Here's how I solved it (I hope). Let's say the internal branch is called "internal" and the open source branch is called "opensource". The commit history of the open source branch is one über-commit (X) followed by a couple small changes (Y & Z), which we'll represent as X <-- Y <-- Z. The commit history of the internal branch is pretty long, so we'll just abbreviate it as the three most recent commits, A <-- B <-- C. So here's how our two branches start out:

internal:   A <-- B <-- C
opensource: X <-- Y <-- Z


I decided to try merging the opensource branch with the internal branch using the "ours" merge strategy on the X commit. This merge strategy just discards the changes in the other branch and considers the two branches merged anyway. So I ran:


git checkout internal
git merge -s ours (sha1 of the X commit)


Then my commit history looked like this:


internal:   A <-- B <-- C <-- D
                             /
opensource:                 X <-- Y <-- Z


The new D commit was the "merge" between C and X, but a couple quick git diffs showed that my working tree was exactly the same as the C commit, and thus had discarded the changes from X. This is what I wanted because X represented almost the exact same codebase, except for the minor changes required to open source it.

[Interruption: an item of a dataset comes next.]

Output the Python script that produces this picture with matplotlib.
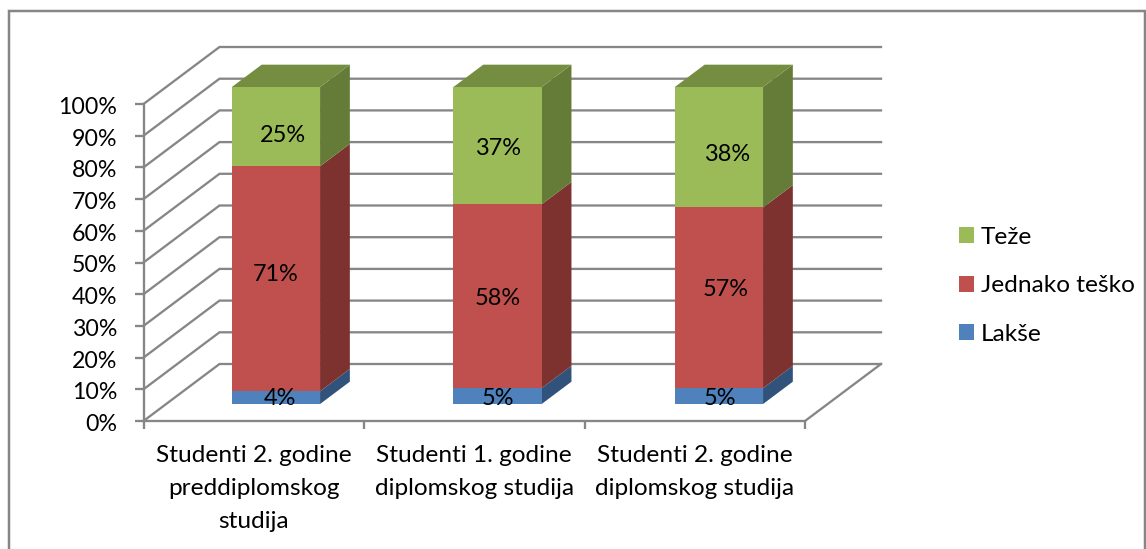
import matplotlib
matplotlib.use("Agg")
import matplotlib.pyplot as plt
from matplotlib.patches import Patch, Rectangle
from matplotlib.transforms import ScaledTranslation
import numpy as np

plt.rcParams['font.family'] = ['Lato', 'DejaVu Sans']

categories = ["Studenti 2. godine\npreddiplomskog\nstudija",
              "Studenti 1. godine\ndiplomskog studija",
              "Studenti 2. godine\ndiplomskog studija"]
series_names = ["Lakše", "Jednako teško", "Teže"]
lakse = [4, 5, 5]
jednako = [71, 58, 57]
teze = [25, 37, 38]
yticks = list(range(0, 101, 10))

front_colors = ["#4F81BD", "#C0504D", "#9BBB59"]
side_colors = ["#31527A", "#7D3230", "#657C38"]
top_color = "#758D41"
axis_color = "#868686"
text_color = "#000000"

W, H = 1146, 549
fig = plt.figure(figsize=(W / 100, H / 100), dpi=100, facecolor="white")
px = 0.72  # points per pixel
line_w = 2.3 * px

# Front plane of the 3D box
L, R, T, B = 143.5, 805.0, 104.0, 421.0
ax = fig.add_axes([L / W, 1 - B / H, (R - L) / W, (B - T) / H])
ax.set_xlim(0, 3)
ax.set_ylim(0, 100)
ax.patch.set_alpha(0)

# Depth vector of the whole box, in data units
DX = 76.0 / ((R - L) / 3)
DY = 57.0 / ((B - T) / 100)


def proj(x, y, z):
    return (x + z * DX, y + z * DY)


# Walls: gridlines
for v in yticks:
    p0, p1, p2 = proj(0, v, 0), proj(0, v, 1), proj(3, v, 1)
    ax.plot([p0[0], p1[0], p2[0]], [p0[1], p1[1], p2[1]], color=axis_color,
            lw=line_w, clip_on=False, zorder=1, solid_joinstyle="miter")
p0, p1 = proj(3, 0, 0), proj(3, 0, 1)
ax.plot([p0[0], p1[0]], [p0[1], p1[1]], color=axis_color, lw=line_w,
        clip_on=False, zorder=1)

# Bars
bar_x = [0.498, 1.503, 2.507]
bar_w = 0.40
z0, z1 = 0.298, 0.69
series = [lakse, jednako, teze]
for c in range(3):
    x0, x1 = bar_x[c] - bar_w / 2, bar_x[c] + bar_w / 2
    bottom = 0
    for s, vals in enumerate(series):
        top = bottom + vals[c]
        front = [proj(x0, bottom, z0), proj(x1, bottom, z0), proj(x1, top, z0), proj(x0, top, z0)]
        side = [proj(x1, bottom, z0), proj(x1, bottom, z1), proj(x1, top, z1), proj(x1, top, z0)]
        ax.fill(*zip(*side), color=side_colors[s], lw=0, clip_on=False, zorder=3)
        ax.fill(*zip(*front), color=front_colors[s], lw=0, clip_on=False, zorder=4)
        if s == 2:
            cap = [proj(x0, top, z0), proj(x1, top, z0), proj(x1, top, z1), proj(x0, top, z1)]
            ax.fill(*zip(*cap), color=top_color, lw=0, clip_on=False, zorder=3)
        bottom = top

# Data labels, pixel nudges from each segment's centre
nudges = [[(4, 1), (0, 2), (1, 2)],
          [(0, -4), (0, 2), (7, -8)],
          [(7, 9), (0, 3), (8, 7)]]
for c in range(3):
    bottom = 0
    for s, vals in enumerate(series):
        mid = bottom + vals[c] / 2
        pos = proj(bar_x[c], mid, z0)
        n = nudges[s][c]
        ax.annotate(f"{vals[c]}%", xy=pos, xytext=(n[0] * px, -n[1] * px),
                    textcoords="offset points", ha="center", va="center",
                    fontsize=16.9, color=text_color, zorder=6, annotation_clip=False)
        bottom += vals[c]

# Axes and ticks
for sp in ("top", "right"):
    ax.spines[sp].set_visible(False)
for sp in ("left", "bottom"):
    ax.spines[sp].set_color(axis_color)
    ax.spines[sp].set_linewidth(line_w)
    ax.spines[sp].set_zorder(2)
ax.set_yticks(yticks)
ax.set_yticklabels([f"{v}%" for v in yticks])
ax.set_xticks([0, 1, 2, 3])
ax.set_xticklabels([])
ax.set_xticks([0.5, 1.5, 2.5], minor=True)
ax.set_xticklabels(categories, minor=True, linespacing=1.72, ha="center", va="top")
ax.tick_params(axis="y", length=9 * px, width=line_w, color=axis_color,
               labelsize=16.7, labelcolor=text_color, pad=17 * px)
ax.tick_params(axis="x", which="major", length=8 * px, width=line_w, color=axis_color)
ax.tick_params(axis="x", which="minor", length=0, labelsize=17.6, labelcolor=text_color, pad=24 * px)
shift = ScaledTranslation(0, -1.5 / 100, fig.dpi_scale_trans)
for lab in ax.get_yticklabels():
    lab.set_transform(lab.get_transform() + shift)

# Legend
handles = [Patch(facecolor=front_colors[i], edgecolor="none", label=series_names[i]) for i in (2, 1, 0)]
fig.legend(handles=handles, loc="upper left", bbox_to_anchor=(959 / W, 1 - 227 / H),
           frameon=False, fontsize=17.6, handlelength=0.62, handleheight=0.62,
           handletextpad=0.27, labelspacing=1.12, borderpad=0, borderaxespad=0,
           labelcolor=text_color)

# Chart frame
fig.add_artist(Rectangle((8.5 / W, -0.01), (W - 9.5) / W, 1 - 11 / H + 0.01, transform=fig.transFigure,
                         fill=False, edgecolor=axis_color, lw=2.5 * px))

fig.savefig("out.png", dpi=100)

Now I was in a position to merge new commits to the opensource branch into the internal branch. I ran this (still on the internal branch):

git merge opensource


Then my commit history looked like this:





internal:   A <-- B <-- C <-- D    <--    E
                             /           /
opensource:                 X <-- Y <-- Z

So now I can merge new commits to the opensource branch (coming from github or others on my internal team) into the internal branch, and changes that are internal only can be made directly to that branch.

I'll update this post if I run into any breakage due to this.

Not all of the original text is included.